> _What you need to do_
Gather up every line from the entries below that uses the word "Output".

> _A block of data_
★ ★ ★ ★ ★

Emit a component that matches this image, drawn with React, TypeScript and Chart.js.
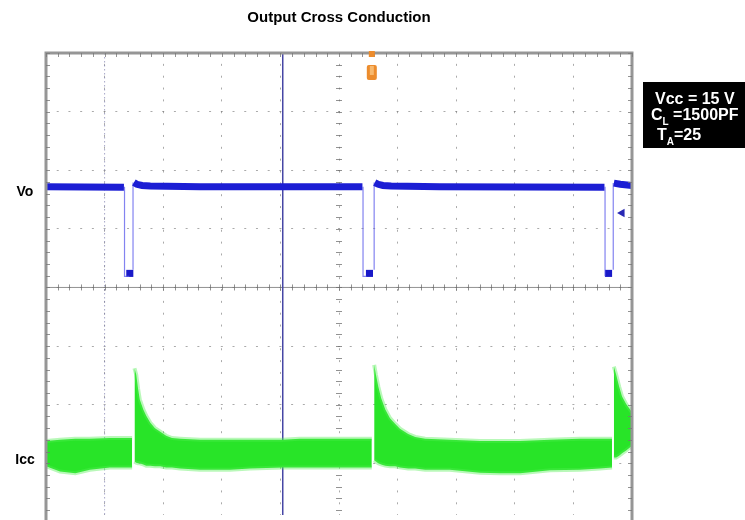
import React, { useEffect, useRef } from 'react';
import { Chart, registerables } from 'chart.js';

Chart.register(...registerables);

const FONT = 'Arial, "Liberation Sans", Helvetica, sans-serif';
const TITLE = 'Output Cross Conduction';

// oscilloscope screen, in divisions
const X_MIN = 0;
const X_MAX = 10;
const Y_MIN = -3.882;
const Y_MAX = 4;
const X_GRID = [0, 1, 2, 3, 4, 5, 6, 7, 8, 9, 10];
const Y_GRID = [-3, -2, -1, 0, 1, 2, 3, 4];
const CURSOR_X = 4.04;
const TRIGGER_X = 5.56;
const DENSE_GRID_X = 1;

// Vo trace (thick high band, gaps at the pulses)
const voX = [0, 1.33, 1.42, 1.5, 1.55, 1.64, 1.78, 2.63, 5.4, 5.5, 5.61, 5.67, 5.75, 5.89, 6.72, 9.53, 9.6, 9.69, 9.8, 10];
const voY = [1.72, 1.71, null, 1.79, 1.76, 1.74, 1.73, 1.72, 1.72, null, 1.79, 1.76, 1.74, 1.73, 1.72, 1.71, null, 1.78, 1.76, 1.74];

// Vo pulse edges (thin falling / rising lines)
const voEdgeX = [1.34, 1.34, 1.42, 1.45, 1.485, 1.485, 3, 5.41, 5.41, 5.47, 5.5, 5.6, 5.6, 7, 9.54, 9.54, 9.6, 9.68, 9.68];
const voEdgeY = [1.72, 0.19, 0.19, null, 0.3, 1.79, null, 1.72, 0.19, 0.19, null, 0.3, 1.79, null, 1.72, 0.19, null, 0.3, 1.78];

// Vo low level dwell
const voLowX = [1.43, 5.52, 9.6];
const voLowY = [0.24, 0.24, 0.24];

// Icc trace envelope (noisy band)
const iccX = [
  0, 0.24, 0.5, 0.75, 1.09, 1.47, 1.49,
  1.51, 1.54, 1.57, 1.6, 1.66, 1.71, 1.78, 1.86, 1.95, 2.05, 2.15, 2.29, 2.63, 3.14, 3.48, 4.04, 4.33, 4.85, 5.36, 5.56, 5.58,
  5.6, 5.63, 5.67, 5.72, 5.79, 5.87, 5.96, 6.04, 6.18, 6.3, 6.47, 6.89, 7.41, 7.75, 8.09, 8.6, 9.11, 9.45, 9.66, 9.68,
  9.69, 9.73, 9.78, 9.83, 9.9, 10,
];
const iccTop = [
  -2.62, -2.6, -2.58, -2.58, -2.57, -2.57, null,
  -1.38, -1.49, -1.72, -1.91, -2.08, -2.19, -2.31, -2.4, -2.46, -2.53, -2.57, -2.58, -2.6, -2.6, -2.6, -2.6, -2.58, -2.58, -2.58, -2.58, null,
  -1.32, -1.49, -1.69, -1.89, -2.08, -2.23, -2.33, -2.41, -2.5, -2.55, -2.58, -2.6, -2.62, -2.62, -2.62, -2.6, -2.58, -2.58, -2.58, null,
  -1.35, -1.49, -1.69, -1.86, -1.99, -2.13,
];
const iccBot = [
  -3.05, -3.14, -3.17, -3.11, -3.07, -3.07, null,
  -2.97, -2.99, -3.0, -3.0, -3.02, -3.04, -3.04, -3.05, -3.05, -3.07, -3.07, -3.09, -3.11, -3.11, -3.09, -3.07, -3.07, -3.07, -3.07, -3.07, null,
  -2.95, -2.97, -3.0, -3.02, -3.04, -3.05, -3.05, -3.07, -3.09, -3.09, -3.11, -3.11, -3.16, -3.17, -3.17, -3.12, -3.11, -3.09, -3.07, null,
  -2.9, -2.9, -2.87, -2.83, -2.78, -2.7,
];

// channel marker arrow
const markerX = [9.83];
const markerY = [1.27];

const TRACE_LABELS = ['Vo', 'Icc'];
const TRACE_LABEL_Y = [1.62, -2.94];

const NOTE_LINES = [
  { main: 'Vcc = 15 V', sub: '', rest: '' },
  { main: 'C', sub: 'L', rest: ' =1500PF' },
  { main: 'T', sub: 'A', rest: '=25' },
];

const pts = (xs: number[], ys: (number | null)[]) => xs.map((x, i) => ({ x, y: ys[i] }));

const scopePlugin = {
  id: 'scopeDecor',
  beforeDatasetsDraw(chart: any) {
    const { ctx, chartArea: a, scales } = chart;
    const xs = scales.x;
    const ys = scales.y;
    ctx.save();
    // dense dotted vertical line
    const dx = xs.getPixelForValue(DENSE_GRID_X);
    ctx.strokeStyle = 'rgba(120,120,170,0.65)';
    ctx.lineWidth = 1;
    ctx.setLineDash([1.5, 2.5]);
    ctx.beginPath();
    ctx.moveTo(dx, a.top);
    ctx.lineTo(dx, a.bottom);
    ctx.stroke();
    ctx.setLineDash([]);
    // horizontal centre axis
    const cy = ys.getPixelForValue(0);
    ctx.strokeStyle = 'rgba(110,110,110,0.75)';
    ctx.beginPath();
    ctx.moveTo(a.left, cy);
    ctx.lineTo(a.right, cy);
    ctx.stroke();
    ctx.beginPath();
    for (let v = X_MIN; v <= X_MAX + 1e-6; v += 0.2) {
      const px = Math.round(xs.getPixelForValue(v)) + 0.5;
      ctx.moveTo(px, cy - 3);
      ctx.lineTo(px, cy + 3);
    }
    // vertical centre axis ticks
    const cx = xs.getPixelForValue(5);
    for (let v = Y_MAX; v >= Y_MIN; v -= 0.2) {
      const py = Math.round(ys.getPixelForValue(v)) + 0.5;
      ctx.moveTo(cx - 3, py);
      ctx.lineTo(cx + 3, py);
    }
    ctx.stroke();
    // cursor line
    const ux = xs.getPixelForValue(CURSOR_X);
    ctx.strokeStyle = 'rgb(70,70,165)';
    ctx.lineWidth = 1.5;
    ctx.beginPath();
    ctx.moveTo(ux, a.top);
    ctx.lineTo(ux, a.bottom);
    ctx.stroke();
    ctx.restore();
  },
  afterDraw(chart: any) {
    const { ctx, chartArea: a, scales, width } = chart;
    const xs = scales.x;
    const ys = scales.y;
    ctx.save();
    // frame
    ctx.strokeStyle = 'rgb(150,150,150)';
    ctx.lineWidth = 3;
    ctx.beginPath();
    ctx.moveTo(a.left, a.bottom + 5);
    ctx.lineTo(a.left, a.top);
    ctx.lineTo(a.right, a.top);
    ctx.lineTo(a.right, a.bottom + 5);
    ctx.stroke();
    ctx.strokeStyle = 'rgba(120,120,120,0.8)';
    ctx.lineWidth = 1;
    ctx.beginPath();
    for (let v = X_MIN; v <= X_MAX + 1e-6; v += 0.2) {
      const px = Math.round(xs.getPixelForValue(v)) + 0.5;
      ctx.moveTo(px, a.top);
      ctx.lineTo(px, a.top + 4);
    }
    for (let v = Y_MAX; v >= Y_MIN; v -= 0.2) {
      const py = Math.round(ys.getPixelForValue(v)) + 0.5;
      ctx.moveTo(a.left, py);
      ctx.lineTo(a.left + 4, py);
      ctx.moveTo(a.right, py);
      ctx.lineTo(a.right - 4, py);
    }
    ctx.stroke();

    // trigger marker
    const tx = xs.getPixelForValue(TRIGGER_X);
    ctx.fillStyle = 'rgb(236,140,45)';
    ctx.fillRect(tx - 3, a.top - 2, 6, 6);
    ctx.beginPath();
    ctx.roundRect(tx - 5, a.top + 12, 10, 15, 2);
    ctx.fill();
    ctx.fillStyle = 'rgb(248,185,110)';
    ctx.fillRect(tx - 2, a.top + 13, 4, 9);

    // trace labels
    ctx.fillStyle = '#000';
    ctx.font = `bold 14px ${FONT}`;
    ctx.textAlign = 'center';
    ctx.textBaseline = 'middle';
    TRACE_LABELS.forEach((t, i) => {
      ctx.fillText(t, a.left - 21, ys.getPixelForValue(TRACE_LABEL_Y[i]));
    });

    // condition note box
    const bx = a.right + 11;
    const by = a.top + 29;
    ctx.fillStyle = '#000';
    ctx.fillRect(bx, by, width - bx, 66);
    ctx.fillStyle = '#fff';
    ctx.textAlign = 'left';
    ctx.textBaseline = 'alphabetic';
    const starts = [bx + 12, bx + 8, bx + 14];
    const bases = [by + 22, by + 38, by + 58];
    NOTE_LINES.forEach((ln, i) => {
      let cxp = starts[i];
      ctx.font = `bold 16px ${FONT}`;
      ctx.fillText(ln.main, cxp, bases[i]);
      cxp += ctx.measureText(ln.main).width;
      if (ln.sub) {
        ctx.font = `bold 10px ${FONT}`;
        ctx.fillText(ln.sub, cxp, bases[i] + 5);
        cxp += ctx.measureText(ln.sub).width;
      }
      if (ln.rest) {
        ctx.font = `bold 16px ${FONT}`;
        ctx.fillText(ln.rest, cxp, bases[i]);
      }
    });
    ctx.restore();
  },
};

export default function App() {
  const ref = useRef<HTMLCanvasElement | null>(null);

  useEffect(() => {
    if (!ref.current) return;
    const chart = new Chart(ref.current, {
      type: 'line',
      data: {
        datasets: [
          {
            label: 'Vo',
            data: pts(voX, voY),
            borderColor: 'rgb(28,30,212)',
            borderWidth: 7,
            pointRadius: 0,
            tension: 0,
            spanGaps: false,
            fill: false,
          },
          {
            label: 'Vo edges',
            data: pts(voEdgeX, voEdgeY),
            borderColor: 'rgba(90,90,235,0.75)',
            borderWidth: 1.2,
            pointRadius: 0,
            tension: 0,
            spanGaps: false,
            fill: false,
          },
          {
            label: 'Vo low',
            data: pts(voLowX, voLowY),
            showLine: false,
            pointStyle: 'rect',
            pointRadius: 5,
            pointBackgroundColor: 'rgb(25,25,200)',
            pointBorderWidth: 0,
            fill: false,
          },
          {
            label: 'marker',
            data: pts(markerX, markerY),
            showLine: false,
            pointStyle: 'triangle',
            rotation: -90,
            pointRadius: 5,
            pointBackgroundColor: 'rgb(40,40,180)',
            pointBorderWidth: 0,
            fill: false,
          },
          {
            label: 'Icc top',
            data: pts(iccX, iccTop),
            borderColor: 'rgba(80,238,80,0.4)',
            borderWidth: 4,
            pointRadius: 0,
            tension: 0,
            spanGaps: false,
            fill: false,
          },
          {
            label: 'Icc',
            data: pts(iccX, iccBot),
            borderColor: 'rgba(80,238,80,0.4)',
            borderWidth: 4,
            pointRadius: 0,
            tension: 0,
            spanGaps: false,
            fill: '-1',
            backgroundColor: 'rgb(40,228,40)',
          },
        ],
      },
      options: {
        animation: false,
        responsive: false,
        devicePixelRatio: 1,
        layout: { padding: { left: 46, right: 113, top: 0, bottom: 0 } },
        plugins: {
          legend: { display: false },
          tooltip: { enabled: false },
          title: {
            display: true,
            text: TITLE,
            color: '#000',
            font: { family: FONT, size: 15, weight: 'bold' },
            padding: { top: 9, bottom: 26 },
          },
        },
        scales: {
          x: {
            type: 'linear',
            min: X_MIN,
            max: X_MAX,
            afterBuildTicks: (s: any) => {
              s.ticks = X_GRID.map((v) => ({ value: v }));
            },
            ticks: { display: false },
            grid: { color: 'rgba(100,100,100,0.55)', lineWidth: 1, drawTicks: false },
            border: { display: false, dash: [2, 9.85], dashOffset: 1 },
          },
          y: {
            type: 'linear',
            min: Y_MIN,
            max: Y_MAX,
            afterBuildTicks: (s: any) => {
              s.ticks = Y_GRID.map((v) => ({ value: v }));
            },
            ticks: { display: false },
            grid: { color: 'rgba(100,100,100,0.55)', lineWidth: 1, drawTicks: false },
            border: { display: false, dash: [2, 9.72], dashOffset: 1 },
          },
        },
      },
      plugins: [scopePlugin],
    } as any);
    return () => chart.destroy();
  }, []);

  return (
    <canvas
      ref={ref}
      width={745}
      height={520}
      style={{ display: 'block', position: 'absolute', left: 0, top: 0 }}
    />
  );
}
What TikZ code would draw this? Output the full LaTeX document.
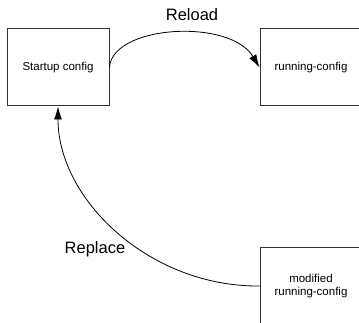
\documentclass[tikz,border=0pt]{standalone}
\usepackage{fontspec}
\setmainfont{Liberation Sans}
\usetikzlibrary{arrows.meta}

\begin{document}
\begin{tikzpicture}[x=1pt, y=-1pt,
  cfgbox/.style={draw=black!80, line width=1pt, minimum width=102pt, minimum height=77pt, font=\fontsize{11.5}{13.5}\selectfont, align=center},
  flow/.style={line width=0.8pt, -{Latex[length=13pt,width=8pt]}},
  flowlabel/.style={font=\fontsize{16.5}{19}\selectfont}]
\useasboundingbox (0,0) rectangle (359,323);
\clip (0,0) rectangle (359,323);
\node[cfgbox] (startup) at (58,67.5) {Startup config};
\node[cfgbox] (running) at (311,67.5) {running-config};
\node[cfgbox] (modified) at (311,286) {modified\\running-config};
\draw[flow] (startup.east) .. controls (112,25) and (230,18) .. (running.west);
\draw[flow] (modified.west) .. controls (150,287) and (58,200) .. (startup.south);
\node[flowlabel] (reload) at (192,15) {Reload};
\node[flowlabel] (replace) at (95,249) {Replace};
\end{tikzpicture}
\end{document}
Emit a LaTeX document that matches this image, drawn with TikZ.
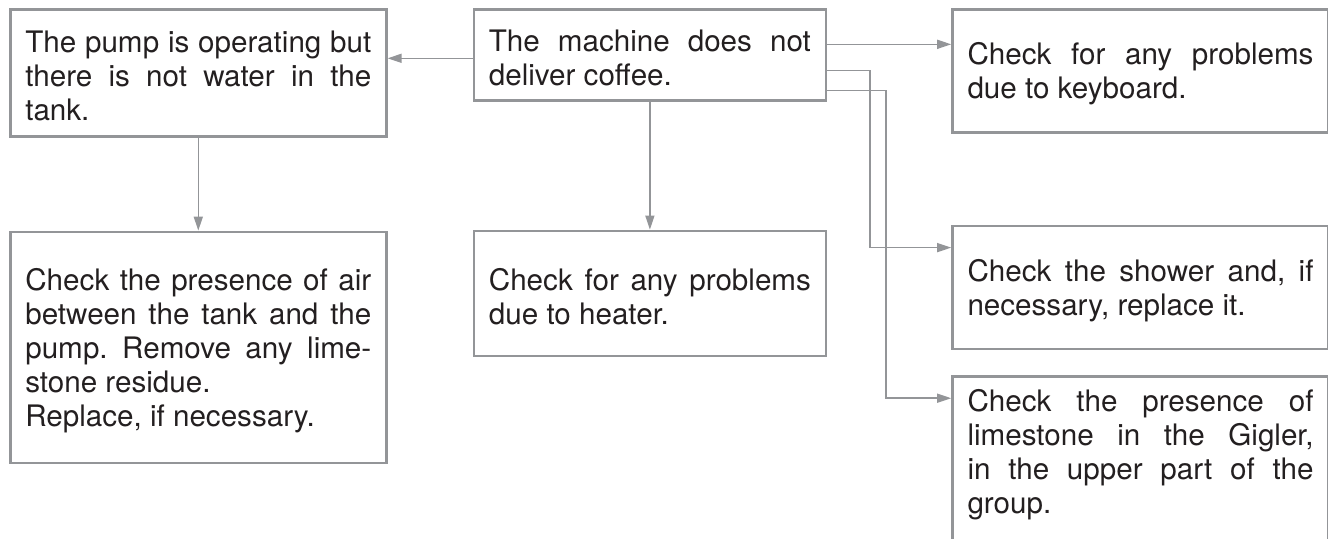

★ ★ ★ ★ ★

> _Result_
const TITLE = 'Output Cross Conduction';
What TikZ code would draw this? Output the full LaTeX document.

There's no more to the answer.